Return of the Cyberpunk

10 September 2004



William Gibson’s Career Recovers with Pattern Recognition

Perhaps, it was enough that Canadian writer William Gibson gave the world the term “cyberspace” in his novelette Burning Chrome. His early works were a breath of fresh air in science fiction, and his fellow cyberpunk writers (Bruce Sterling, Rudy Rucker, Walter Jon Williams, etc.) created a sub-genre every bit as exciting and visionary as the greats of the 1950s. Then, his work wandered from its previous quality: Virtual Light, Idoru, and All Tomorrow’s Parties just weren’t as good. Mr. Gibson, though, has revived his craft and vision with Pattern Recognition.

Even in his weaker books, Mr. Gibson’s writing style has resembled the staccato of a machine gun or a teletype (horrible anachronistic though the comparison is), the literary equivalent ofchannel surfing. The first sentence is, frankly, just beautiful: “Five hour's New York jet lag and Cayce Pollard wakes in Camden Town to the dire and ever-circling wolves of disrupted circadian rhythm.” Read aloud, the words border on poetry.

Cayce Pollard is a “coolhunter,” a front-line marketer whose job is to find the next “big thing” so it can be commoditized. Although in reality that is evil and those who do it are equally bad, in the reality of Gibson’s world circa summer 2002, she’s likable, sane, decent but suffers from an allergy to brands. Logos, slogans and such make her physically sick. If only that were an adaptive trait . . . .

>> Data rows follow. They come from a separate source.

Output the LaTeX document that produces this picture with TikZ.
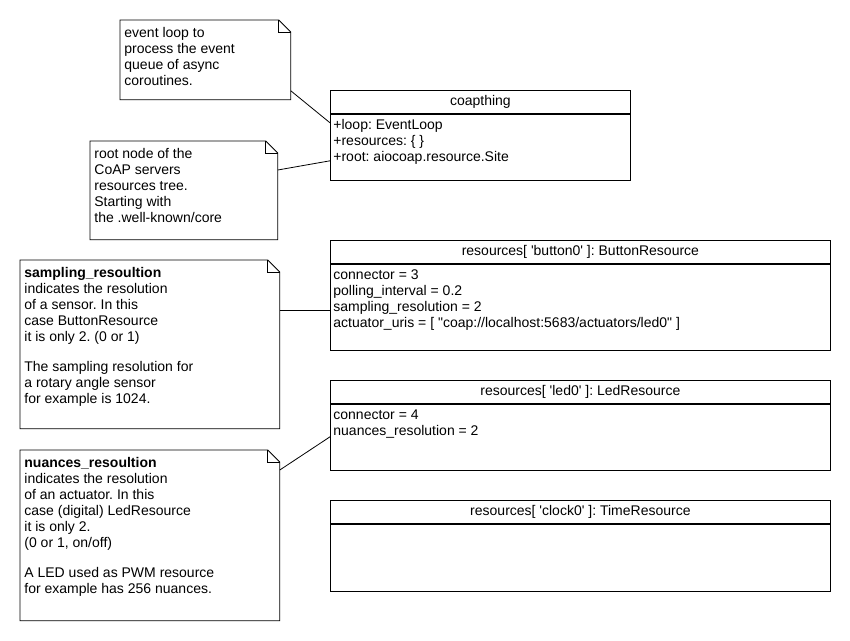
\documentclass[tikz,border=0pt]{standalone}
\usepackage{fontspec}
\newfontfamily\umlfamily{Liberation Sans}
\usetikzlibrary{positioning}
\newcommand\umlfont{\umlfamily\fontsize{14}{16}\selectfont\frenchspacing}
% note outline with folded corner
\newcommand\drawnote[1]{%
  \draw (#1.north west) -- ([xshift=-12pt]#1.north east) -- ([yshift=-12pt]#1.north east)
    -- (#1.south east) -- (#1.south west) -- cycle;
  \draw ([xshift=-12pt]#1.north east) |- ([yshift=-12pt]#1.north east);}
\begin{document}
\begin{tikzpicture}[x=1pt, y=-1pt,
                    line width=0.8pt,
                    every node/.style={font=\umlfont},
                    note/.style={anchor=north west, inner sep=0pt},
                    notetext/.style={anchor=north west, align=left, inner xsep=4pt, inner ysep=7pt,
                                     execute at begin node=\strut},
                    classhead/.style={draw, anchor=north west, minimum width=#1, minimum height=23pt, inner sep=0pt},
                    classbody/.style={draw, anchor=north, minimum width=#1, inner sep=0pt},
                    attrs/.style={anchor=north west, align=left, inner xsep=3pt, inner ysep=5.5pt,
                                  execute at begin node=\strut}]
      \useasboundingbox (0,0) rectangle (850,640);
      % notes
      \node[note, minimum width=170pt, minimum height=79pt] (evtnote) at (120,20) {};
      \node[note, minimum width=187pt, minimum height=98pt] (rootnote) at (90,141) {};
      \node[note, minimum width=259pt, minimum height=168pt] (samplenote) at (20,260) {};
      \node[note, minimum width=259pt, minimum height=170pt] (nuancenote) at (20,450) {};
      \drawnote{evtnote}
      \drawnote{rootnote}
      \drawnote{samplenote}
      \drawnote{nuancenote}
      \node[notetext] (evtnote text) at (evtnote.north west) {event loop to\\process the event\\queue of async\\coroutines.};
      \node[notetext] (rootnote text) at (rootnote.north west) {root node of the\\CoAP servers\\resources tree.\\Starting with\\the .well-known/core};
      \node[notetext] (samplenote text) at (samplenote.north west) {\textbf{sampling\_resoultion}\\indicates the resolution\\of a sensor. In this\\case ButtonResource\\it is only 2. (0 or 1)\\[14pt]The sampling resolution for\\a rotary angle sensor\\for example is 1024.};
      \node[notetext] (nuancenote text) at (nuancenote.north west) {\textbf{nuances\_resoultion}\\indicates the resolution\\of an actuator. In this\\case (digital) LedResource\\it is only 2.\\(0 or 1, on/off)\\[14pt]A LED used as PWM resource\\for example has 256 nuances.};
      % classes
      \node[classhead=300pt] (coapthing) at (330,90) {coapthing};
      \node[classbody=300pt, minimum height=66pt, below=0pt of coapthing] (coapthing body) {};
      \node[attrs] (coapthing attrs) at (coapthing body.north west) {+loop: EventLoop\\+resources: \{ \}\\+root: aiocoap.resource.Site};
      \node[classhead=500pt] (button) at (330,240) {resources[ 'button0' ]: ButtonResource};
      \node[classbody=500pt, minimum height=86pt, below=0pt of button] (button body) {};
      \node[attrs] (button attrs) at (button body.north west) {connector = 3\\polling\_interval = 0.2\\sampling\_resolution = 2\\actuator\_uris = [ "coap://localhost:5683/actuators/led0" ]};
      \node[classhead=500pt] (led) at (330,380) {resources[ 'led0' ]: LedResource};
      \node[classbody=500pt, minimum height=66pt, below=0pt of led] (led body) {};
      \node[attrs] (led attrs) at (led body.north west) {connector = 4\\nuances\_resolution = 2};
      \node[classhead=500pt] (clock) at (330,500) {resources[ 'clock0' ]: TimeResource};
      \node[classbody=500pt, minimum height=67pt, below=0pt of clock] (clock body) {};
      % note links
      \coordinate (samplelink) at ([yshift=-50pt]samplenote.north east);
      \draw ([yshift=9pt]evtnote.south east) -- ([yshift=-9pt]coapthing body.north west);
      \draw ([yshift=-29pt]rootnote.north east) -- ([yshift=-47pt]coapthing body.north west);
      \draw (samplelink) -- (samplelink -| button body.west);
      \draw ([yshift=-20pt]nuancenote.north east) -- ([yshift=-33pt]led body.north west);
    \end{tikzpicture}
\end{document}
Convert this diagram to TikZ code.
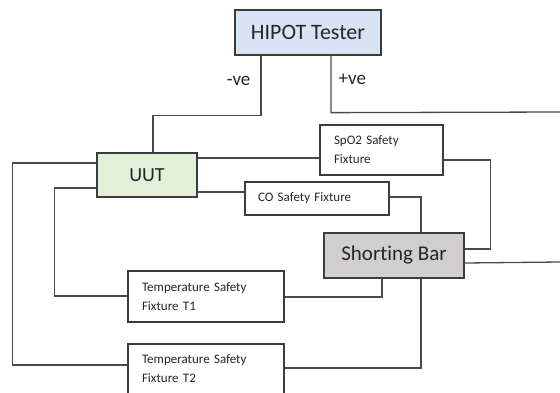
\documentclass[tikz,border=0pt]{standalone}
\usepackage{fontspec}
\setmainfont{Carlito}[Ligatures={NoCommon}]
\definecolor{txt}{HTML}{262626}
\definecolor{wire}{HTML}{4A4A4A}
\definecolor{edge}{HTML}{3C3C3C}
\definecolor{hipotfill}{HTML}{DAE3F3}
\definecolor{uutfill}{HTML}{E2F0D9}
\definecolor{sbfill}{HTML}{D0CECE}
\tikzset{
  box/.style={draw=edge, line width=1.3pt, inner sep=0pt, text=txt, anchor=center},
  bigbox/.style={box, font=\fontsize{21}{24}\selectfont},
  fixbox/.style={box, fill=white, align=left, inner xsep=14pt, font=\fontsize{13}{19}\selectfont},
  wirel/.style={draw=wire, line width=1.3pt},
  lbl/.style={text=txt, font=\fontsize{19}{22}\selectfont, inner sep=0pt}
}
\begin{document}
\begin{tikzpicture}[x=1pt,y=-1pt]
\useasboundingbox (0,0) rectangle (560,392);
\fill[white] (0,0) rectangle (560,392);
% nodes
\node[bigbox, fill=hipotfill, minimum width=146pt, minimum height=45pt, font=\fontsize{22}{24}\selectfont] (hipot) at (308,32.5) {HIPOT Tester};
\node[bigbox, fill=uutfill, minimum width=100pt, minimum height=44pt, font=\fontsize{20}{24}\selectfont] (uut) at (147,175) {UUT};
\node[fixbox, text width=95pt, minimum height=50pt] (spo2) at (381.5,150) {SpO2 Safety\\Fixture};
\node[fixbox, inner xsep=13pt, text width=118pt, minimum height=33pt] (co) at (317,198.5) {CO Safety Fixture};
\node[bigbox, fill=sbfill, minimum width=140pt, minimum height=45pt] (sb) at (394,255.5) {Shorting Bar};
\node[fixbox, text width=128pt, minimum height=51pt] (t1) at (206,296.5) {Temperature Safety\\Fixture T1};
\node[fixbox, text width=128pt, minimum height=50pt] (t2) at (206,369) {Temperature Safety\\Fixture T2};
\coordinate (pplus) at (560,112);
\coordinate (pright) at (560,262);
% connectors
\draw[wirel] (hipot.south -| 261,0) -- node[lbl, pos=0.42, left=10pt] {-ve} ++(0,60) -| (uut.north -| 153,0);
\draw[wirel] (hipot.south -| 331,0) -- node[lbl, pos=0.42, right=7pt] {+ve} ++(0,57) -- (pplus);
\draw[wirel] (uut.east |- 0,158) -- (spo2.west |- 0,158);
\draw[wirel] (spo2.east |- 0,160) -- ++(47,0) |- (sb.east |- 0,249);
\draw[wirel] (uut.east |- 0,192) -- (co.west |- 0,192);
\draw[wirel] (co.east |- 0,197) -| (sb.north -| 421,0);
\draw[wirel] (uut.west |- 0,163) -- ++(-84,0) |- (t2.west |- 0,365);
\draw[wirel] (uut.west |- 0,188) -- ++(-42,0) |- (t1.west |- 0,296);
\draw[wirel] (t1.east |- 0,297) -| (sb.south -| 382,0);
\draw[wirel] (t2.east |- 0,368) -| (sb.south -| 421,0);
\draw[wirel] (sb.east |- 0,263) -- (pright);
\end{tikzpicture}
\end{document}
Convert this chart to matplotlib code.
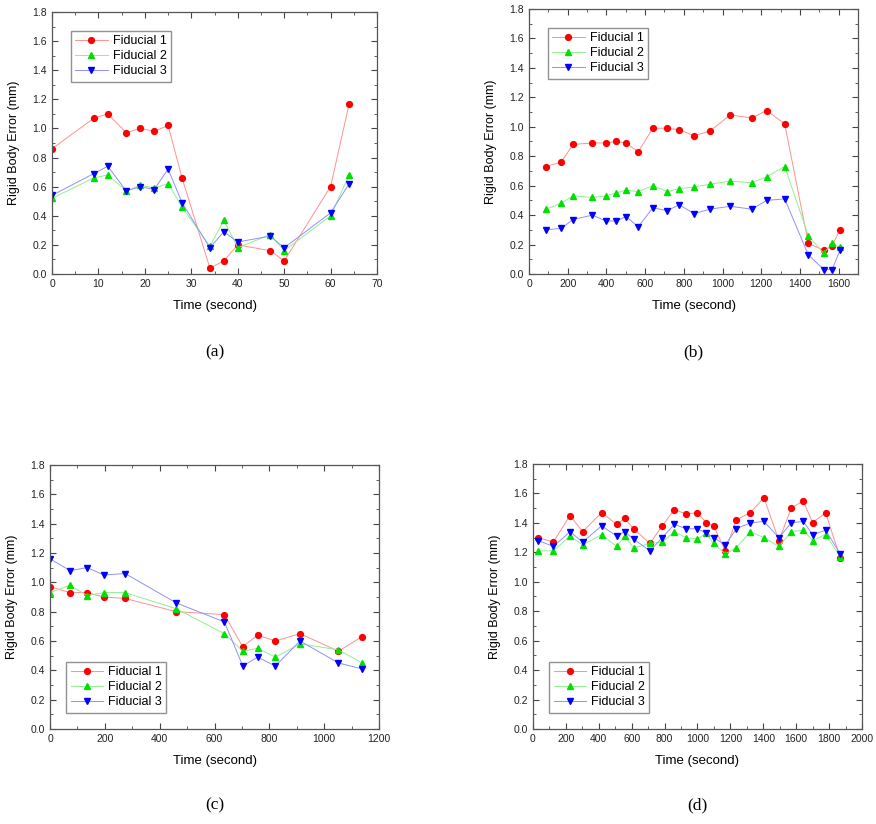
import numpy as np
import matplotlib
matplotlib.use("Agg")
from matplotlib import pyplot as plt
from matplotlib.ticker import MultipleLocator

plt.rcParams['font.family'] = ['Liberation Sans', 'DejaVu Sans']

# panel (a)
t_a = [0, 9, 12, 16, 19, 22, 25, 28, 34, 37, 40, 47, 50, 60, 64]
f1_a = [0.86, 1.07, 1.10, 0.97, 1.00, 0.98, 1.02, 0.66, 0.04, 0.09, 0.20, 0.16, 0.09, 0.60, 1.17]
f2_a = [0.52, 0.66, 0.68, 0.57, 0.61, 0.59, 0.62, 0.46, 0.19, 0.37, 0.18, 0.27, 0.16, 0.40, 0.68]
f3_a = [0.54, 0.69, 0.74, 0.57, 0.60, 0.58, 0.72, 0.49, 0.18, 0.29, 0.22, 0.26, 0.18, 0.42, 0.62]

# panel (b)
t_b = [87, 166, 228, 328, 396, 451, 501, 564, 640, 713, 777, 852, 935, 1039, 1151,
       1228, 1321, 1443, 1523, 1566, 1606]
f1_b = [0.73, 0.76, 0.88, 0.89, 0.89, 0.90, 0.89, 0.83, 0.99, 0.99, 0.98, 0.94, 0.97,
        1.08, 1.06, 1.11, 1.02, 0.21, 0.16, 0.19, 0.30]
f2_b = [0.44, 0.48, 0.53, 0.52, 0.53, 0.55, 0.57, 0.56, 0.60, 0.56, 0.58, 0.59, 0.61,
        0.63, 0.62, 0.66, 0.73, 0.26, 0.14, 0.21, 0.18]
f3_b = [0.30, 0.31, 0.37, 0.40, 0.36, 0.36, 0.39, 0.32, 0.45, 0.43, 0.47, 0.41, 0.44,
        0.46, 0.44, 0.50, 0.51, 0.13, 0.03, 0.03, 0.16]

# panel (c)
t_c = [0, 73, 135, 197, 274, 460, 636, 703, 757, 822, 912, 1052, 1138]
f1_c = [0.97, 0.93, 0.93, 0.90, 0.89, 0.80, 0.78, 0.56, 0.64, 0.60, 0.65, 0.53, 0.63]
f2_c = [0.93, 0.98, 0.91, 0.93, 0.93, 0.82, 0.65, 0.53, 0.55, 0.49, 0.58, 0.54, 0.45]
f3_c = [1.16, 1.08, 1.10, 1.05, 1.06, 0.86, 0.73, 0.43, 0.49, 0.43, 0.60, 0.45, 0.41]

# panel (d)
t_d = [32, 124, 225, 302, 417, 509, 557, 612, 711, 786, 859, 932, 999, 1054, 1098,
       1169, 1236, 1321, 1404, 1495, 1570, 1643, 1700, 1779, 1868]
f1_d = [1.30, 1.27, 1.45, 1.34, 1.47, 1.39, 1.43, 1.36, 1.26, 1.38, 1.49, 1.46, 1.47,
        1.40, 1.38, 1.21, 1.42, 1.47, 1.57, 1.28, 1.50, 1.55, 1.40, 1.47, 1.16]
f2_d = [1.21, 1.21, 1.31, 1.25, 1.32, 1.24, 1.31, 1.23, 1.26, 1.27, 1.34, 1.30, 1.29,
        1.33, 1.26, 1.19, 1.23, 1.34, 1.30, 1.24, 1.34, 1.35, 1.28, 1.32, 1.17]
f3_d = [1.28, 1.24, 1.34, 1.27, 1.38, 1.31, 1.34, 1.29, 1.21, 1.30, 1.39, 1.36, 1.36,
        1.33, 1.30, 1.25, 1.36, 1.40, 1.41, 1.30, 1.40, 1.41, 1.32, 1.35, 1.19]

labels = ['Fiducial 1', 'Fiducial 2', 'Fiducial 3']
captions = ['(a)', '(b)', '(c)', '(d)']

panels = [
    (t_a, [f1_a, f2_a, f3_a], (0, 70), 10, 5, 'upper left'),
    (t_b, [f1_b, f2_b, f3_b], (0, 1700), 200, 100, 'upper left'),
    (t_c, [f1_c, f2_c, f3_c], (0, 1200), 200, 100, 'lower left'),
    (t_d, [f1_d, f2_d, f3_d], (0, 2000), 200, 100, 'lower left'),
]

# axes rectangles in figure fractions
rects = [
    [0.0594, 0.6675, 0.3710, 0.3180],
    [0.6039, 0.6675, 0.3756, 0.3216],
    [0.0571, 0.1153, 0.3756, 0.3204],
    [0.6084, 0.1153, 0.3756, 0.3216],
]

line_cols = ['#ff9090', '#90f090', '#9090ff']
mark_cols = ['#ff0000', '#00e000', '#0000ff']
markers = ['o', '^', 'v']

fig = plt.figure(figsize=(8.76, 8.24), dpi=100)

for i, (t, series, xlim, xmaj, xmin, loc) in enumerate(panels):
    ax = fig.add_axes(rects[i])
    for j, y in enumerate(series):
        ax.plot(t, y, color=line_cols[j], lw=0.7, marker=markers[j], ms=4.2,
                mfc=mark_cols[j], mec=mark_cols[j], label=labels[j])
    ax.set_xlim(*xlim)
    ax.set_ylim(0, 1.8)
    ax.xaxis.set_major_locator(MultipleLocator(xmaj))
    ax.xaxis.set_minor_locator(MultipleLocator(xmin))
    ax.yaxis.set_minor_locator(MultipleLocator(0.1))
    ax.set_yticks(np.arange(0, 1.81, 0.2))
    ax.set_yticklabels(['%.1f' % v for v in np.arange(0, 1.81, 0.2)])
    if i == 1:
        ax.set_xticks(np.arange(0, 1601, 200))
    ax.tick_params(which='both', direction='in', top=True, right=True,
                   labelsize=7.5, color='#444444', labelcolor='#222222')
    ax.tick_params(which='major', length=4)
    ax.tick_params(which='minor', length=2)
    for s in ax.spines.values():
        s.set_color('#555555')
        s.set_linewidth(0.9)
    ax.set_xlabel('Time (second)', fontsize=9.5, labelpad=8)
    ax.set_ylabel('Rigid Body Error (mm)', fontsize=9, labelpad=9)
    leg = ax.legend(loc=loc, fontsize=9, fancybox=False, handlelength=2.6,
                    borderpad=0.35, labelspacing=0.25, handletextpad=0.4,
                    borderaxespad=1.5 if loc == 'upper left' else 1.3)
    leg.get_frame().set_edgecolor('#777777')
    leg.get_frame().set_linewidth(1.0)
    bb = rects[i]
    cy = 1 - 352 / 824 if i < 2 else 1 - 805 / 824
    fig.text(bb[0] + bb[2] / 2, cy, captions[i], ha='center', va='center',
             fontsize=12.5, family=['Liberation Serif', 'DejaVu Serif'])

fig.savefig('out.png', dpi=100)
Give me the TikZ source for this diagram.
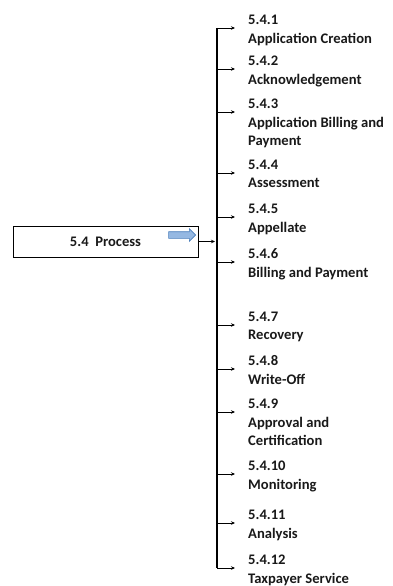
\documentclass[tikz,border=0pt]{standalone}
\usepackage{fontspec}
\setmainfont{Carlito}
\usetikzlibrary{shapes.arrows, arrows.meta, positioning}
\newcommand{\itemfont}{\fontsize{14.6pt}{18.5pt}\selectfont\bfseries}
\tikzstyle{itemnum} = [inner sep=0pt, text height=10pt, text depth=3pt,
  anchor=south west, font=\itemfont, text=black!90]
\tikzstyle{itemtitle} = [inner sep=0pt, align=left, font=\itemfont,
  text=black!90]
\tikzstyle{branch} = [line width=0.8pt, -{Stealth[length=4pt,width=3.5pt]},
  shorten >=13pt]
\tikzstyle{trunk} = [line width=1.2pt]
\tikzstyle{processbox} = [rectangle, draw=black, line width=0.9pt,
  minimum width=185pt, minimum height=31pt, font=\itemfont, text=black!90]
\tikzstyle{hint} = [single arrow, draw={rgb,255:red,74;green,126;blue,187},
  fill={rgb,255:red,149;green,184;blue,226}, line width=0.6pt,
  inner xsep=0pt, inner ysep=3pt, text height=0pt, text depth=0pt,
  minimum height=27pt, single arrow head extend=3pt]

\begin{document}
\begin{tikzpicture}[x=1pt, y=-1pt]
\useasboundingbox (0,0) rectangle (393,586);

%% nodes
\node (process) [processbox] at (105.5,241.5) {5.4\ \ Process};
\node (hint) [hint] at (180.5,235) {};
\coordinate (stem) at (217,0);

\node (n1) [itemnum] at (248,28) {5.4.1};
\node (t1) [itemtitle, below=5pt of n1.south west, anchor=north west]
      {Application Creation};
\node (n2) [itemnum] at (248,69) {5.4.2};
\node (t2) [itemtitle, below=5pt of n2.south west, anchor=north west]
      {Acknowledgement};
\node (n3) [itemnum] at (248,112) {5.4.3};
\node (t3) [itemtitle, below=5pt of n3.south west, anchor=north west]
      {Application Billing and\\Payment};
\node (n4) [itemnum] at (248,173) {5.4.4};
\node (t4) [itemtitle, below=5pt of n4.south west, anchor=north west]
      {Assessment};
\node (n5) [itemnum] at (248,217) {5.4.5};
\node (t5) [itemtitle, below=5pt of n5.south west, anchor=north west]
      {Appellate};
\node (n6) [itemnum] at (248,262) {5.4.6};
\node (t6) [itemtitle, below=5pt of n6.south west, anchor=north west]
      {Billing and Payment};
\node (n7) [itemnum] at (248,325) {5.4.7};
\node (t7) [itemtitle, below=5pt of n7.south west, anchor=north west]
      {Recovery};
\node (n8) [itemnum] at (248,369) {5.4.8};
\node (t8) [itemtitle, below=5pt of n8.south west, anchor=north west]
      {Write-Off};
\node (n9) [itemnum] at (248,412) {5.4.9};
\node (t9) [itemtitle, below=5pt of n9.south west, anchor=north west]
      {Approval and\\Certification};
\node (n10) [itemnum] at (248,474) {5.4.10};
\node (t10) [itemtitle, below=5pt of n10.south west, anchor=north west]
      {Monitoring};
\node (n11) [itemnum] at (248,523) {5.4.11};
\node (t11) [itemtitle, below=5pt of n11.south west, anchor=north west]
      {Analysis};
\node (n12) [itemnum] at (248,568) {5.4.12};
\node (t12) [itemtitle, below=5pt of n12.south west, anchor=north west]
      {Taxpayer Service};

%% paths
\draw [trunk] (n1.south west -| stem) -- (n12.south west -| stem);
\draw [branch, shorten >=2pt] (process.east) -- (process.east -| stem);
\draw [branch] (n1.south west -| stem) -- (n1.south west);
\draw [branch] (n2.south west -| stem) -- (n2.south west);
\draw [branch] (n3.south west -| stem) -- (n3.south west);
\draw [branch] (n4.south west -| stem) -- (n4.south west);
\draw [branch] (n5.south west -| stem) -- (n5.south west);
\draw [branch] (n6.south west -| stem) -- (n6.south west);
\draw [branch] (n7.south west -| stem) -- (n7.south west);
\draw [branch] (n8.south west -| stem) -- (n8.south west);
\draw [branch] (n9.south west -| stem) -- (n9.south west);
\draw [branch] (n10.south west -| stem) -- (n10.south west);
\draw [branch] (n11.south west -| stem) -- (n11.south west);
\draw [branch] (n12.south west -| stem) -- (n12.south west);

\end{tikzpicture}
\end{document}
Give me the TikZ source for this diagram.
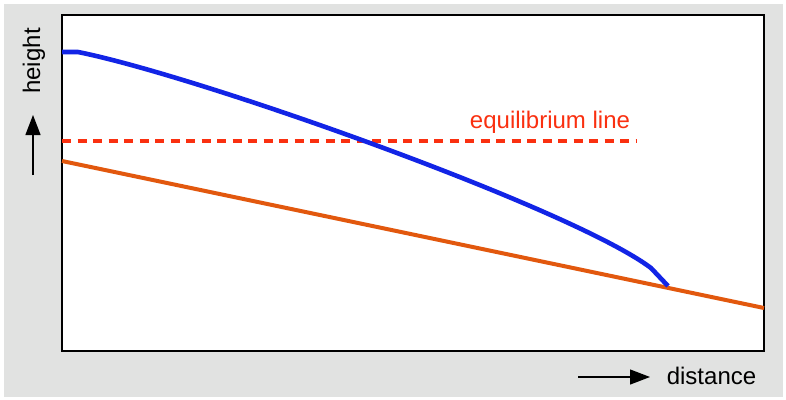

The story revolves around fragments of film circulating on the internet, the “footageheads” who obsess about it, and the Russian Mafia. Mr. Gibson’s telling of it is better than the narration of his previous three novels, and the story is stronger as well. But the world has caught up to Mr. Gibson technologically. In the days of Neuromancer, the internet was barely understood, and e-mail far less common. His vision is less staggering because so much of what he foresaw is commonplace now. The gobsmacked and stunned feeling one got from the first reading of the short story “Johnny Mnemonic” can’t be replicated.

That is not Mr. Gibson’s fault, and Pattern Recognition, had it come out fifteen years ago, could possibly have resulting in that same literary, creative rush. As it is, it’s a fine read, and a joy to see that a talent has rediscovered his abilities.